We did not know where the sand would quicken to mud, and yet somehow it never felt dangerous or rash. The tide was out and the moon would hold it out, and we had two hours in which to discover this vast revealed world: no more than two hours, surely, but surely also no less. The serenity of the space through which we were moving calmed me to the point of invulnerability, and thus we walked on. A mile out, the white mist still hovered, and in the haze I started to perceive impossible forms and shapes: a fleet of Viking longboats with high lug-rigged square sails; a squadron of feluccas, dhows and sgoths; cityscapes (the skyline of Istanbul, the profile of the Houses of Parliament). When I looked back, the coastline was all but imperceptible, and it was apparent that our footprints had been erased behind us, and so we splashed tracelessly on out to the tidal limit. It felt at that moment wholly true that a horizon might exert as potent a pull upon the mind as a mountain’s summit.
Eventually, reluctantly, nearly two miles offshore, with the tide approaching its turn and our worries at last starting to rise through our calm – black mud through sand – we began a long slow arc back towards the coastline and the path of the Broomway, away from the outermost point.

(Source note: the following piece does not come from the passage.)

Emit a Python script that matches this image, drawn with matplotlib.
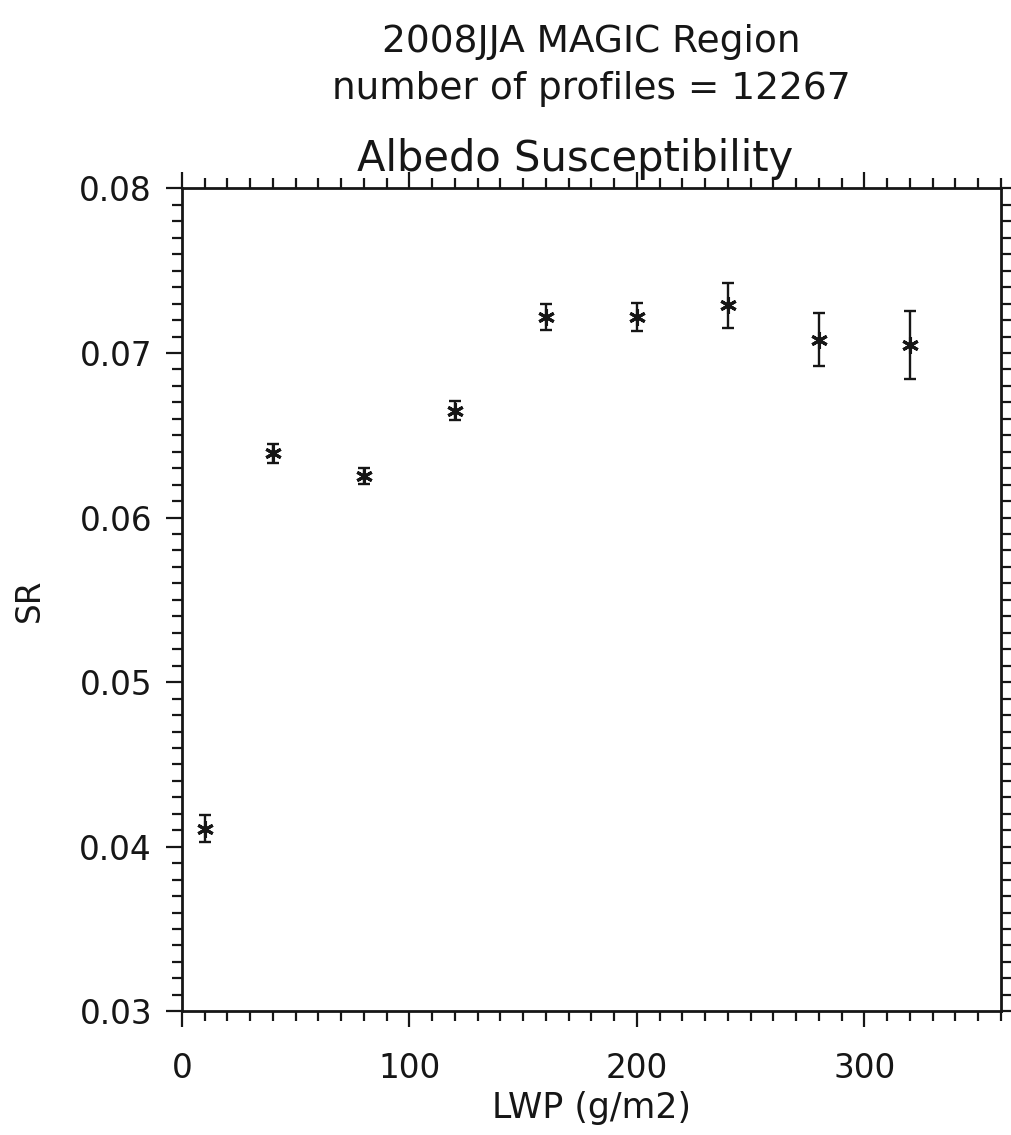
"""
Albedo susceptibility vs LWP (2008 JJA, MAGIC region)
"""

import numpy as np
import matplotlib
matplotlib.use("Agg")
import matplotlib.pyplot as plt
from matplotlib.ticker import MultipleLocator, FormatStrFormatter

# ---- data ----
lwp     = [10, 40, 80, 120, 160, 200, 240, 280, 320]
sr      = [0.0411, 0.0639, 0.0625, 0.0665, 0.0722, 0.0722, 0.0729, 0.0708, 0.0705]
sr_err  = [0.00084, 0.00057, 0.00049, 0.00059, 0.00079, 0.00084, 0.00138, 0.00162, 0.00208]
x_ticks = [0, 100, 200, 300]
y_ticks = [0.03, 0.04, 0.05, 0.06, 0.07, 0.08]

TITLE1 = "2008JJA MAGIC Region"
TITLE2 = "number of profiles = 12267"
TITLE3 = "Albedo Susceptibility"
# --------------

plt.rcParams['font.family'] = 'DejaVu Sans'
ink = '#161616'

fig = plt.figure(figsize=(10.11, 11.35), dpi=100)
ax = fig.add_axes([0.180, 0.109, 0.810, 0.725])

ax.errorbar(lwp, sr, yerr=sr_err, fmt='none', ecolor=ink,
            elinewidth=1.7, capsize=4, capthick=1.7)
ax.plot(lwp, sr, linestyle='none', marker=(6, 2, 0), markersize=12,
        markeredgewidth=2.2, color=ink)

ax.set_xlim(0, 360)
ax.set_ylim(0.03, 0.08)
ax.set_xticks(x_ticks)
ax.set_yticks(y_ticks)
ax.xaxis.set_minor_locator(MultipleLocator(10))
ax.yaxis.set_minor_locator(MultipleLocator(0.001))
ax.yaxis.set_major_formatter(FormatStrFormatter('%.2f'))

for s in ax.spines.values():
    s.set_linewidth(2.0)
    s.set_color(ink)

ax.tick_params(which='both', direction='out', top=True, right=True,
               color=ink, labelsize=23.5, labelcolor=ink)
ax.tick_params(which='major', length=11.5, width=1.6)
ax.tick_params(which='minor', length=7, width=1.6)
ax.tick_params(axis='y', which='major', pad=10)
ax.tick_params(axis='x', which='major', pad=18)

ax.set_xlabel("LWP (g/m2)", fontsize=25, color=ink, labelpad=4)
ax.set_ylabel("SR", fontsize=23.5, color=ink, labelpad=24)

fig.text(0.585, 0.963, TITLE1, ha='center', va='center', fontsize=27, color=ink)
fig.text(0.585, 0.922, TITLE2, ha='center', va='center', fontsize=27, color=ink)
fig.text(0.569, 0.860, TITLE3, ha='center', va='center', fontsize=30, color=ink)

plt.savefig("out.png", dpi=100)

There was the return of bearings, the approach to land, a settling to recognizability. As we returned to shore, we laid plans to walk the Broomway again, later in the year, but this time at night.
Mud-caked and silly with the sun and the miles, a pair of Mesolithic tramps, we left the sand where it met the causeway near Wakering Stairs. There at the causeway’s frayed end, on the brink of the Black Grounds, were the marker poles, and there – perched on the top of their stand of eelgrass – were my faithful trainers. I put them on and we walked out of Doggerland, or whichever country it was that we had discovered that day, off the mirror and onto the sea wall. For days afterwards I felt calm, level, shining, sand-flat.
1The wooden road laid across the spongy Somerset levels during the early Neolithic, to permit passage between areas of higher, drier ground: the hills of the Mendips and the hummocks of Glastonbury. Precise pollen dating allows us to know that at Shapwick, near Westhay (place names which sound as if they should come from Shetland, not Somerset) in the spring of 3806 BC, rods of alder, hazel, holly, oak, ash and lime were bound and laid in a track, like a slung walkway, across the levels, along which Neolithic walkers bounced and floated as they traversed the bogs.